The company expects 2025 revenue to decline between (2.5)% and (0.5)% compared to the prior range of 5.5%-3.5% on a reported basis and organically down by 3%-1% (4.5% and 2.5% prior).
Charles River raised its fiscal year 2025 adjusted earnings from $9.30-$9.80 to $9.90-$10.30 compared to the consensus estimate of $9.60.
Charles River stated that the effects of government funding reductions, including at the U.S. National Institutes of Health (NIH), have been minimal.
It expects that the loss of commercial CDMO revenue will reduce the growth rate of manufacturing solutions by less than 500 basis points in 2025.

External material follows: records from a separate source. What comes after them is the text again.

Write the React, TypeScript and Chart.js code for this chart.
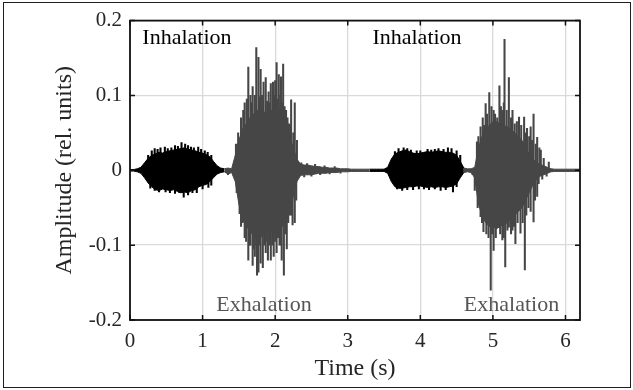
import React, { useEffect, useRef } from 'react';
import { Chart, registerables } from 'chart.js';

Chart.register(...registerables);

// ---------- data ----------
// Envelope of the recorded signal, sampled every SAMPLE_STEP seconds (t = 0 ... 6.2 s)
const SAMPLE_STEP = 0.05;

const upperEnvelope = [
  0.001, 0.001, 0.002, 0.004, 0.010, 0.016, 0.020, 0.022, 0.024, 0.023,
  0.025, 0.026, 0.027, 0.028, 0.029, 0.030, 0.028, 0.027, 0.026, 0.024,
  0.023, 0.021, 0.018, 0.012, 0.006, 0.003, 0.002, 0.003, 0.002, 0.020,
  0.040, 0.055, 0.062, 0.070, 0.075, 0.080, 0.082, 0.078, 0.075, 0.080,
  0.085, 0.082, 0.070, 0.060, 0.045, 0.030, 0.015, 0.008, 0.007, 0.007,
  0.006, 0.005, 0.005, 0.004, 0.004, 0.003, 0.003, 0.003, 0.002, 0.002,
  0.002, 0.0015, 0.0015, 0.0015, 0.0015, 0.0015, 0.0015, 0.0015, 0.0015, 0.0015,
  0.0015, 0.004, 0.015, 0.022, 0.024, 0.026, 0.027, 0.025, 0.023, 0.022,
  0.023, 0.024, 0.025, 0.024, 0.025, 0.026, 0.025, 0.024, 0.024, 0.023,
  0.020, 0.012, 0.003, 0.002, 0.002, 0.004, 0.030, 0.045, 0.055, 0.060,
  0.065, 0.065, 0.062, 0.060, 0.058, 0.055, 0.050, 0.045, 0.040, 0.030,
  0.022, 0.015, 0.010, 0.008, 0.006, 0.004, 0.002, 0.0015, 0.0015, 0.0015,
  0.0015, 0.0015, 0.0015, 0.0015, 0.0015,
];

const lowerEnvelope = [
  -0.001, -0.001, -0.002, -0.004, -0.010, -0.017, -0.022, -0.026, -0.027, -0.025,
  -0.026, -0.027, -0.026, -0.028, -0.030, -0.029, -0.030, -0.027, -0.026, -0.022,
  -0.020, -0.019, -0.015, -0.010, -0.005, -0.003, -0.002, -0.005, -0.003, -0.015,
  -0.045, -0.065, -0.075, -0.080, -0.088, -0.092, -0.090, -0.085, -0.082, -0.080,
  -0.085, -0.082, -0.075, -0.070, -0.055, -0.035, -0.015, -0.007, -0.006, -0.006,
  -0.006, -0.005, -0.004, -0.004, -0.004, -0.003, -0.003, -0.003, -0.002, -0.002,
  -0.002, -0.0015, -0.0015, -0.0015, -0.0015, -0.0015, -0.0015, -0.0015, -0.0015, -0.0015,
  -0.0015, -0.004, -0.015, -0.022, -0.024, -0.024, -0.023, -0.022, -0.022, -0.021,
  -0.021, -0.022, -0.023, -0.022, -0.023, -0.022, -0.022, -0.023, -0.022, -0.021,
  -0.018, -0.010, -0.003, -0.002, -0.003, -0.010, -0.045, -0.060, -0.070, -0.075,
  -0.075, -0.078, -0.075, -0.072, -0.070, -0.065, -0.060, -0.055, -0.050, -0.040,
  -0.030, -0.020, -0.012, -0.008, -0.006, -0.004, -0.002, -0.0015, -0.0015, -0.0015,
  -0.0015, -0.0015, -0.0015, -0.0015, -0.0015,
];

// Individual peaks of the signal: [time (s), amplitude]
const inhalationPeaks: [number, number][] = [
  [0.25, 0.020], [0.30, 0.026], [0.34, 0.029], [0.38, 0.028], [0.42, 0.030], [0.48, 0.031],
  [0.52, 0.029], [0.57, 0.030], [0.62, 0.033], [0.66, 0.032], [0.71, 0.037], [0.76, 0.035],
  [0.80, 0.033], [0.84, 0.031], [0.88, 0.030], [0.94, 0.031], [0.98, 0.028], [1.03, 0.026],
  [1.07, 0.024], [1.12, 0.020],
  [0.28, -0.024], [0.34, -0.027], [0.40, -0.029], [0.49, -0.029], [0.55, -0.030], [0.62, -0.031],
  [0.68, -0.030], [0.74, -0.036], [0.80, -0.033], [0.86, -0.030], [0.92, -0.030], [1.00, -0.025],
  [1.08, -0.023], [1.12, -0.020],
  [3.65, 0.025], [3.70, 0.029], [3.77, 0.030], [3.82, 0.029], [3.87, 0.027], [3.95, 0.026],
  [4.00, 0.026], [4.10, 0.028], [4.15, 0.027], [4.20, 0.028], [4.25, 0.029], [4.32, 0.028],
  [4.38, 0.030], [4.43, 0.029], [4.50, 0.026], [4.55, 0.020],
  [3.68, -0.025], [3.75, -0.027], [3.82, -0.026], [3.90, -0.026], [3.98, -0.025], [4.05, -0.025],
  [4.12, -0.026], [4.20, -0.025], [4.28, -0.027], [4.35, -0.026], [4.45, -0.029], [4.50, -0.022],
];

const exhalationPeaks: [number, number][] = [
  [1.35, -0.006],
  // first exhalation, positive side
  [1.46, 0.035], [1.49, 0.050], [1.53, 0.070], [1.56, 0.080], [1.58, 0.090], [1.61, 0.095],
  [1.63, 0.138], [1.66, 0.100], [1.68, 0.090], [1.69, 0.112], [1.72, 0.100], [1.74, 0.164],
  [1.77, 0.151], [1.79, 0.098], [1.80, 0.135], [1.82, 0.100], [1.84, 0.118], [1.87, 0.124],
  [1.89, 0.092], [1.91, 0.105], [1.93, 0.090], [1.94, 0.116], [1.97, 0.118], [1.99, 0.100],
  [2.00, 0.120], [2.02, 0.144], [2.04, 0.095], [2.05, 0.128], [2.07, 0.100], [2.08, 0.125],
  [2.10, 0.090], [2.11, 0.142], [2.13, 0.085], [2.15, 0.080], [2.17, 0.070], [2.19, 0.062],
  [2.21, 0.060], [2.22, 0.094], [2.25, 0.050], [2.27, 0.090], [2.30, 0.040],
  // first exhalation, negative side
  [1.47, -0.030], [1.51, -0.058], [1.53, -0.075], [1.55, -0.070], [1.58, -0.090], [1.60, -0.095],
  [1.63, -0.120], [1.65, -0.100], [1.66, -0.100], [1.69, -0.127], [1.71, -0.105], [1.72, -0.115],
  [1.74, -0.100], [1.75, -0.140], [1.77, -0.136], [1.79, -0.100], [1.80, -0.124], [1.83, -0.130],
  [1.85, -0.100], [1.87, -0.110], [1.89, -0.095], [1.90, -0.120], [1.92, -0.100], [1.94, -0.120],
  [1.96, -0.100], [1.98, -0.115], [2.00, -0.095], [2.02, -0.110], [2.04, -0.090], [2.06, -0.100],
  [2.08, -0.100], [2.09, -0.120], [2.12, -0.140], [2.14, -0.085], [2.16, -0.105], [2.18, -0.070],
  [2.20, -0.060], [2.22, -0.060], [2.24, -0.073], [2.27, -0.070], [2.29, -0.040],
  // tail noise
  [2.36, 0.010], [2.40, -0.009], [2.44, 0.009], [2.50, -0.008], [2.55, 0.008], [2.62, -0.006],
  [2.68, 0.006], [2.75, -0.005], [2.82, 0.005], [2.90, -0.004],
  [4.72, -0.006],
  // second exhalation, positive side
  [4.78, 0.038], [4.80, 0.045], [4.83, 0.058], [4.86, 0.070], [4.88, 0.060], [4.90, 0.089],
  [4.92, 0.075], [4.95, 0.104], [4.98, 0.085], [5.01, 0.080], [5.03, 0.075], [5.06, 0.070],
  [5.09, 0.113], [5.11, 0.085], [5.13, 0.080], [5.15, 0.090], [5.16, 0.175], [5.19, 0.080],
  [5.22, 0.124], [5.25, 0.070], [5.27, 0.080], [5.30, 0.062], [5.33, 0.065], [5.36, 0.071],
  [5.39, 0.060], [5.43, 0.071], [5.45, 0.050], [5.47, 0.056], [5.50, 0.045], [5.52, 0.058],
  [5.54, 0.040], [5.56, 0.075], [5.59, 0.035], [5.61, 0.044], [5.64, 0.030], [5.66, 0.027],
  [5.70, 0.016], [5.77, 0.011],
  // second exhalation, negative side
  [4.75, -0.027], [4.79, -0.050], [4.83, -0.062], [4.85, -0.070], [4.87, -0.082], [4.91, -0.085],
  [4.94, -0.090], [4.97, -0.160], [4.99, -0.085], [5.01, -0.107], [5.04, -0.090], [5.08, -0.076],
  [5.10, -0.085], [5.13, -0.093], [5.15, -0.090], [5.17, -0.129], [5.20, -0.080], [5.22, -0.076],
  [5.25, -0.085], [5.27, -0.080], [5.29, -0.075], [5.31, -0.098], [5.34, -0.070], [5.38, -0.084],
  [5.41, -0.070], [5.44, -0.133], [5.46, -0.060], [5.49, -0.050], [5.52, -0.055], [5.56, -0.069],
  [5.58, -0.040], [5.61, -0.035], [5.63, -0.018], [5.68, -0.012], [5.74, -0.008],
];

// Inhalation intervals (s) - drawn in black, everything else in grey
const inhalationSpans: [number, number][] = [[0, 1.3], [3.3, 4.6]];

const xTickValues = [0, 1, 2, 3, 4, 5, 6];
const xTickLabels = ['0', '1', '2', '3', '4', '5', '6'];
const yTickValues = [-0.2, -0.1, 0, 0.1, 0.2];
const yTickLabels = ['-0.2', '-0.1', '0', '0.1', '0.2'];

const annotationTexts = ['Inhalation', 'Inhalation', 'Exhalation', 'Exhalation'];
const annotationTimes = [0.17, 3.34, 1.19, 4.6];
const annotationAmps = [0.177, 0.177, -0.18, -0.18];
const annotationIsInhalation = [true, true, false, false];

// ---------- styling ----------
const FONT = '"Liberation Serif", "Times New Roman", serif';
const INH_COLOR = '#000000';
const EXH_COLOR = '#464646';
const EXH_TEXT = '#555555';
const TEXT = '#262626';

function buildDatasets() {
  const n = upperEnvelope.length;
  const segs: { from: number; to: number; inh: boolean }[] = [];
  let cursor = 0;
  inhalationSpans.forEach(([a, b]) => {
    const ia = Math.round(a / SAMPLE_STEP);
    const ib = Math.round(b / SAMPLE_STEP);
    if (ia > cursor) segs.push({ from: cursor, to: ia, inh: false });
    segs.push({ from: ia, to: ib, inh: true });
    cursor = ib;
  });
  if (cursor < n - 1) segs.push({ from: cursor, to: n - 1, inh: false });

  const datasets: any[] = [];
  segs.forEach((s) => {
    const color = s.inh ? INH_COLOR : EXH_COLOR;
    const pts = (arr: number[]) =>
      arr.slice(s.from, s.to + 1).map((v, k) => ({ x: (s.from + k) * SAMPLE_STEP, y: v }));
    datasets.push({
      type: 'line',
      data: pts(upperEnvelope),
      borderColor: color,
      backgroundColor: color,
      borderWidth: 1,
      pointRadius: 0,
      tension: 0,
      fill: '+1',
    });
    datasets.push({
      type: 'line',
      data: pts(lowerEnvelope),
      borderColor: color,
      backgroundColor: color,
      borderWidth: 1,
      pointRadius: 0,
      tension: 0,
      fill: false,
    });
  });

  const inInhalation = (t: number) => inhalationSpans.some(([a, b]) => t >= a && t <= b);
  const peaks = [...inhalationPeaks, ...exhalationPeaks];
  datasets.push({
    type: 'bar',
    data: peaks.map(([t, v]) => ({ x: t, y: [0, v] })),
    backgroundColor: peaks.map(([t]) => (inInhalation(t) ? INH_COLOR : EXH_COLOR)),
    borderWidth: 0,
    barThickness: 1.4,
    grouped: false,
  });
  return datasets;
}

const framePlugin = {
  id: 'frameAndNotes',
  afterDraw(chart: any) {
    const { ctx, chartArea: a, scales } = chart;
    const xs = scales.x;
    const ys = scales.y;
    ctx.save();
    // annotations
    ctx.font = `22px ${FONT}`;
    ctx.textBaseline = 'middle';
    ctx.textAlign = 'left';
    annotationTexts.forEach((txt, i) => {
      ctx.fillStyle = annotationIsInhalation[i] ? INH_COLOR : EXH_TEXT;
      ctx.fillText(txt, xs.getPixelForValue(annotationTimes[i]), ys.getPixelForValue(annotationAmps[i]));
    });
    // inward ticks
    ctx.strokeStyle = '#111';
    ctx.lineWidth = 1.5;
    const L = 5;
    ctx.beginPath();
    xTickValues.forEach((v) => {
      const px = xs.getPixelForValue(v);
      ctx.moveTo(px, a.bottom);
      ctx.lineTo(px, a.bottom - L);
      ctx.moveTo(px, a.top);
      ctx.lineTo(px, a.top + L);
    });
    yTickValues.forEach((v) => {
      const py = ys.getPixelForValue(v);
      ctx.moveTo(a.left, py);
      ctx.lineTo(a.left + L, py);
      ctx.moveTo(a.right, py);
      ctx.lineTo(a.right - L, py);
    });
    ctx.stroke();
    // box
    ctx.lineWidth = 1.8;
    ctx.strokeRect(a.left, a.top, a.right - a.left, a.bottom - a.top);
    ctx.restore();
  },
};

export default function App() {
  const canvasRef = useRef<HTMLCanvasElement | null>(null);

  useEffect(() => {
    document.body.style.margin = '0';
    const canvas = canvasRef.current;
    if (!canvas) return;
    const chart = new Chart(canvas, {
      type: 'line',
      data: { datasets: buildDatasets() },
      options: {
        animation: false,
        responsive: false,
        devicePixelRatio: 1,
        events: [],
        layout: { padding: { left: 0, top: 20, right: 53, bottom: 0 } },
        plugins: {
          legend: { display: false },
          tooltip: { enabled: false },
        },
        scales: {
          x: {
            type: 'linear',
            min: 0,
            max: 6.2,
            offset: false,
            afterBuildTicks: (scale: any) => {
              scale.ticks = xTickValues.map((v) => ({ value: v }));
            },
            afterFit: (scale: any) => {
              scale.height = 70;
            },
            grid: { color: '#d9d9d9', lineWidth: 1.3, drawTicks: false, offset: false },
            border: { display: false },
            ticks: {
              padding: 9,
              color: TEXT,
              font: { family: FONT, size: 21 },
              maxRotation: 0,
              autoSkip: false,
              callback: (v: any) => xTickLabels[xTickValues.indexOf(Number(v))] ?? '',
            },
            title: {
              display: true,
              text: 'Time (s)',
              color: TEXT,
              font: { family: FONT, size: 24 },
              padding: { top: 0, bottom: 7 },
            },
          },
          y: {
            type: 'linear',
            min: -0.2,
            max: 0.2,
            afterBuildTicks: (scale: any) => {
              scale.ticks = yTickValues.map((v) => ({ value: v }));
            },
            afterFit: (scale: any) => {
              scale.width = 130;
            },
            grid: { color: '#d9d9d9', lineWidth: 1.3, drawTicks: false, offset: false },
            border: { display: false },
            ticks: {
              padding: 8,
              color: TEXT,
              font: { family: FONT, size: 21 },
              autoSkip: false,
              callback: (v: any) => {
                const i = yTickValues.findIndex((t) => Math.abs(t - Number(v)) < 1e-9);
                return i >= 0 ? yTickLabels[i] : '';
              },
            },
            title: {
              display: true,
              text: 'Amplitude (rel. units)',
              color: TEXT,
              font: { family: FONT, size: 24 },
              padding: { top: 50, bottom: 0 },
            },
          },
        },
      } as any,
      plugins: [framePlugin],
    });
    return () => chart.destroy();
  }, []);

  return (
    <div style={{ position: 'relative', width: 633, height: 390, background: '#fff' }}>
      <canvas ref={canvasRef} width={633} height={390} style={{ width: 633, height: 390, display: 'block' }} />
      <div
        style={{
          position: 'absolute',
          left: 3,
          top: 2,
          width: 628,
          height: 386,
          boxSizing: 'border-box',
          border: '1.5px solid #1e1e1e',
          pointerEvents: 'none',
        }}
      />
    </div>
  );
}
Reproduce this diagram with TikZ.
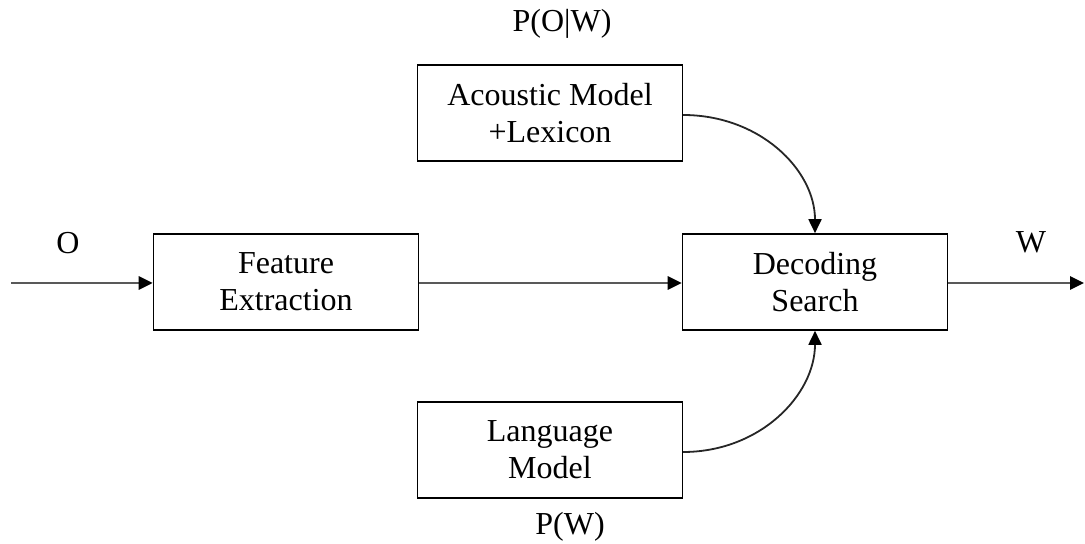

The company states that the biotech environment is stable; however, when combined with smaller biotech companies, it remains more cash-constrained, partly due to the funding slowdown.
Mid-sized biotechs are performing better; many can support their R&D programs without external funding.
The company has not observed a significant impact on client spending patterns resulting from tariffs or concerns about drug pricing.
Price Action: CRL stock is down 4.82% at $159.42 at the last check on Wednesday.